▶ **Data**:
--- start ---
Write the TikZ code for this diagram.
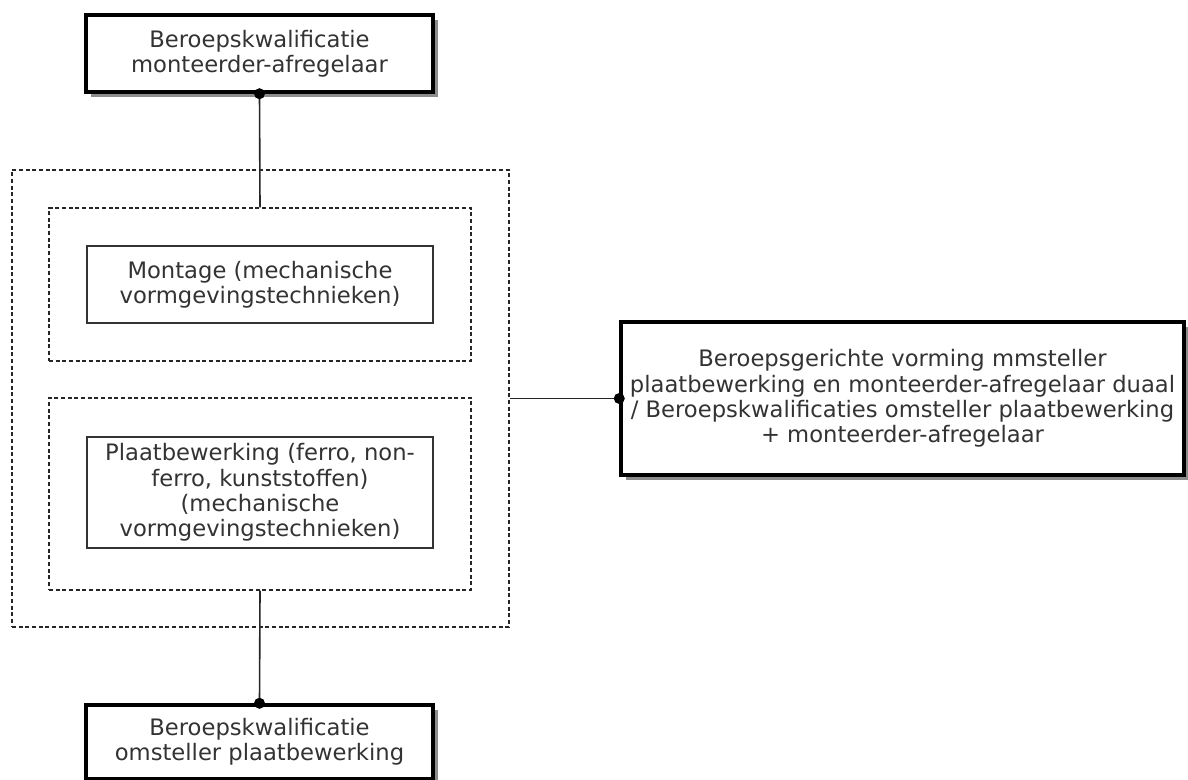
\documentclass[tikz,border=0pt]{standalone}
\usepackage{fontspec}
\setmainfont{DejaVu Sans}
\usetikzlibrary{shadows}

\tikzset{
    kwalbox/.style={draw=black, line width=2.6pt, fill=white, align=center,
        drop shadow={shadow xshift=3.5pt, shadow yshift=-3.5pt, fill=black!45, opacity=1}},
    modbox/.style={draw=black!80, line width=1.2pt, fill=white, align=center},
    groupbox/.style={draw=black!85, line width=1pt, dash pattern=on 3pt off 2pt},
    link/.style={draw=black!85, line width=1.2pt},
}

\begin{document}
\begin{tikzpicture}[x=0.75pt, y=-0.75pt, font=\fontsize{17}{19}\selectfont, text=black!80]
    \useasboundingbox (0,0) rectangle (1188,780);

    % Groups (dashed)
    \node[groupbox, minimum width=372.75pt, minimum height=342.75pt] (outer) at (260.5,398.5) {};
    \node[groupbox, minimum width=316.5pt, minimum height=114.75pt] (groupA) at (260,284.5) {};
    \node[groupbox, minimum width=316.5pt, minimum height=144pt] (groupB) at (260,494) {};

    % Modules
    \node[modbox, minimum width=259.5pt, minimum height=57.75pt] (montage) at (260,284.5)
        {Montage (mechanische\\vormgevingstechnieken)};
    \node[modbox, minimum width=259.5pt, minimum height=83.25pt] (plaat) at (260,492.5)
        {Plaatbewerking (ferro, non-\\ferro, kunststoffen)\\(mechanische\\vormgevingstechnieken)};

    % Qualifications
    \node[kwalbox, minimum width=260.25pt, minimum height=57.75pt] (kwalTop) at (259.5,53.5)
        {Beroepskwalificatie\\monteerder-afregelaar};
    \node[kwalbox, minimum width=260.25pt, minimum height=55.5pt] (kwalBottom) at (259.5,742)
        {Beroepskwalificatie\\omsteller plaatbewerking};
    \node[kwalbox, minimum width=422.25pt, minimum height=114.75pt] (duaal) at (902.5,398.5)
        {Beroepsgerichte vorming mmsteller\\plaatbewerking en monteerder-afregelaar duaal\\/ Beroepskwalificaties omsteller plaatbewerking\\+ monteerder-afregelaar};

    % Connectors
    \draw[link] (kwalTop.south) -- (groupA.north);
    \draw[link] (groupB.south) -- (kwalBottom.north);
    \draw[link] (outer.east) -- (duaal.west);

    % Dots
    \fill (kwalTop.south) circle (5.5);
    \fill (kwalBottom.north) circle (5.5);
    \fill (duaal.west) circle (5.5);
\end{tikzpicture}
\end{document}
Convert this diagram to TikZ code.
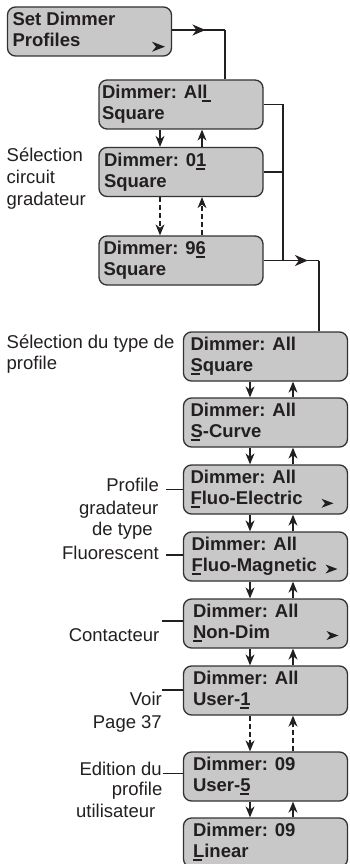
\documentclass[tikz,border=0pt]{standalone}
\usepackage{fontspec}
\setmainfont{Liberation Sans}
\usetikzlibrary{arrows.meta,calc,decorations.markings}
\definecolor{boxfill}{RGB}{200,200,200}
\definecolor{boxline}{RGB}{50,50,50}
\definecolor{ink}{RGB}{35,31,32}
\newcommand\fs{\fontsize{18.5}{22}\selectfont}
\newcommand\cur[1]{\rlap{\rule[-3.6pt]{9pt}{2pt}}#1}
\newcommand\dispbox[6]{%
  \node[dbox] (#1) at (#2,#3) {};
  \node[dtext] (#1l1) at ($(#1.north west)+(#4,19.5)$) {#5};
  \node[dtext] (#1l2) at ($(#1.north west)+(#4,40.5)$) {#6};
}
\begin{document}
\begin{tikzpicture}[x=1pt,y=-1pt,
  dbox/.style={draw=boxline,fill=boxfill,line width=1.3pt,rounded corners=8pt,
    minimum width=164pt,minimum height=49pt,inner sep=0pt},
  dtext/.style={anchor=base west,inner sep=0pt,font=\fs\bfseries,text=ink},
  lblw/.style={anchor=base west,inner sep=0pt,font=\fs,text=ink},
  lble/.style={anchor=base east,inner sep=0pt,font=\fs,text=ink},
  conn/.style={draw=ink,line width=1.2pt},
  arr/.style={-{Stealth[length=11pt,width=9pt,inset=3.5pt]}},
  dashconn/.style={dash pattern=on 5pt off 3pt},
  midarrow/.style={postaction={decorate},decoration={markings,
    mark=at position #1 with {\arrow{Stealth[length=13pt,width=11pt,inset=4pt]}}}},
  glyph/.style={fill=ink}]
\useasboundingbox (0,0) rectangle (349,864);
\clip (0,0) rectangle (349,864);

% boxes
\dispbox{b1}{89.5}{31.5}{5.5}{Set Dimmer}{Profiles}
\dispbox{b2}{181}{104.5}{3.5}{Dimmer: Al\cur{l}}{Square}
\dispbox{b3}{181}{172}{5.5}{Dimmer: 0\cur{1}}{Square}
\dispbox{b4}{181}{260.5}{5}{Dimmer: 9\cur{6}}{Square}
\dispbox{b5}{265.5}{356.5}{7.5}{Dimmer: All}{\cur{S}quare}
\dispbox{b6}{265.5}{422.5}{7.5}{Dimmer: All}{\cur{S}-Curve}
\dispbox{b7}{265.5}{489.5}{7.5}{Dimmer: All}{\cur{F}luo-Electric}
\dispbox{b8}{265.5}{556.5}{8.5}{Dimmer: All}{\cur{F}luo-Magnetic}
\dispbox{b9}{265.5}{623.5}{10}{Dimmer: All}{\cur{N}on-Dim}
\dispbox{b10}{265.5}{690.5}{10}{Dimmer: All}{User-\cur{1}}
\dispbox{b11}{265.5}{776.5}{10}{Dimmer: 09}{User-\cur{5}}
\dispbox{b12}{265.5}{842.5}{10}{Dimmer: 09}{\cur{L}inear}

% small arrow glyphs inside boxes
\fill[glyph] (165,46.7) -- ++(-13,-5) -- ++(4,5) -- ++(-4,5) -- cycle;
\fill[glyph] (333.5,503.3) -- ++(-12,-4.5) -- ++(3.5,4.5) -- ++(-3.5,4.5) -- cycle;
\fill[glyph] (337.5,569) -- ++(-12,-4.5) -- ++(3.5,4.5) -- ++(-3.5,4.5) -- cycle;
\fill[glyph] (338.5,635.5) -- ++(-12,-4.5) -- ++(3.5,4.5) -- ++(-3.5,4.5) -- cycle;

% helper coordinates
\coordinate (c1) at (225,30);
\coordinate (c2) at (283,0);
\coordinate (c3) at (319,0);
\coordinate (xa) at (160,0);
\coordinate (xb) at (202,0);
\coordinate (xc) at (250,0);
\coordinate (xd) at (293,0);

% main connectors
\draw[conn,midarrow=0.63] (b1.east |- c1) -- (c1);
\draw[conn] (c1) -- (b2.north -| c1);
\draw[conn] (b2.east) -| (b4.east -| c2);
\draw[conn] (b3.east) -- (b3.east -| c2);
\draw[conn,midarrow=0.8] (b4.east) -- (b4.east -| c3);
\draw[conn] (b4.east -| c3) -- (b5.north -| c3);

% up/down arrows, upper part
\draw[conn,arr] (b2.south -| xa) -- (b3.north -| xa);
\draw[conn,arr] (b3.north -| xb) -- (b2.south -| xb);
\draw[conn,arr,dashconn] (b3.south -| xa) -- (b4.north -| xa);
\draw[conn,arr,dashconn] (b4.north -| xb) -- (b3.south -| xb);

% up/down arrows, lower part
\foreach \u/\l in {b5/b6,b6/b7,b7/b8,b8/b9,b9/b10,b11/b12}{
  \draw[conn,arr] (\u.south -| xc) -- (\l.north -| xc);
  \draw[conn,arr] (\l.north -| xd) -- (\u.south -| xd);
}
\draw[conn,arr,dashconn] (b10.south -| xc) -- (b11.north -| xc);
\draw[conn,arr,dashconn] (b11.north -| xd) -- (b10.south -| xd);

% labels
\node[lblw] (s1) at (6.5,161) {Sélection};
\node[lblw] (s2) at (6.5,183) {circuit};
\node[lblw] (s3) at (6.5,205) {gradateur};

\node[lblw] (t1) at (6.5,348) {Sélection du type de};
\node[lblw] (t2) at (6.5,369) {profile};

\node[lble] (f1) at (159,491) {Profile};
\node[lble] (f2) at (158.5,514) {gradateur};
\node[lble] (f3) at (153,535) {de type};
\node[lble] (f4) at (159,559) {Fluorescent};
\coordinate (fl1) at (166,489.5);
\coordinate (fl2) at (166,555);
\draw[conn] (fl1) -- (fl1 -| b7.west);
\draw[conn] (fl2) -- (fl2 -| b8.west);

\node[lble] (k1) at (159.5,641) {Contacteur};
\coordinate (kl) at (162,621);
\draw[conn] (kl) -- (kl -| b9.west);

\node[lble] (v1) at (162,705) {Voir};
\node[lble] (v2) at (162,728) {Page 37};
\coordinate (vl) at (162,690);
\draw[conn] (vl) -- (vl -| b10.west);

\node[lble] (e1) at (162,775) {Edition du};
\node[lble] (e2) at (162.5,795.5) {profile};
\node[lble] (e3) at (155.5,817.5) {utilisateur};
\coordinate (el) at (162.5,773.5);
\draw[conn] (el) -- (el -| b11.west);
\end{tikzpicture}
\end{document}
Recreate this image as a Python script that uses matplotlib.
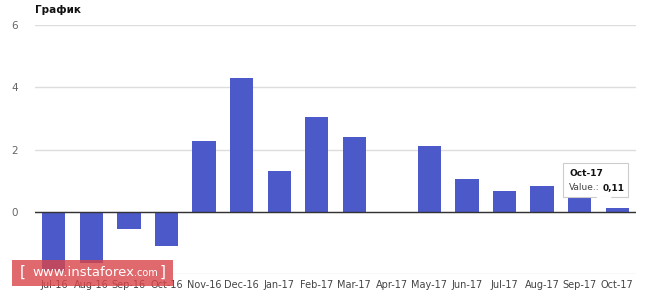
--- end ---
▶ **Directive**: Report only the number of lines in the data above that contain "diagram".

▶ **Correct response**: 2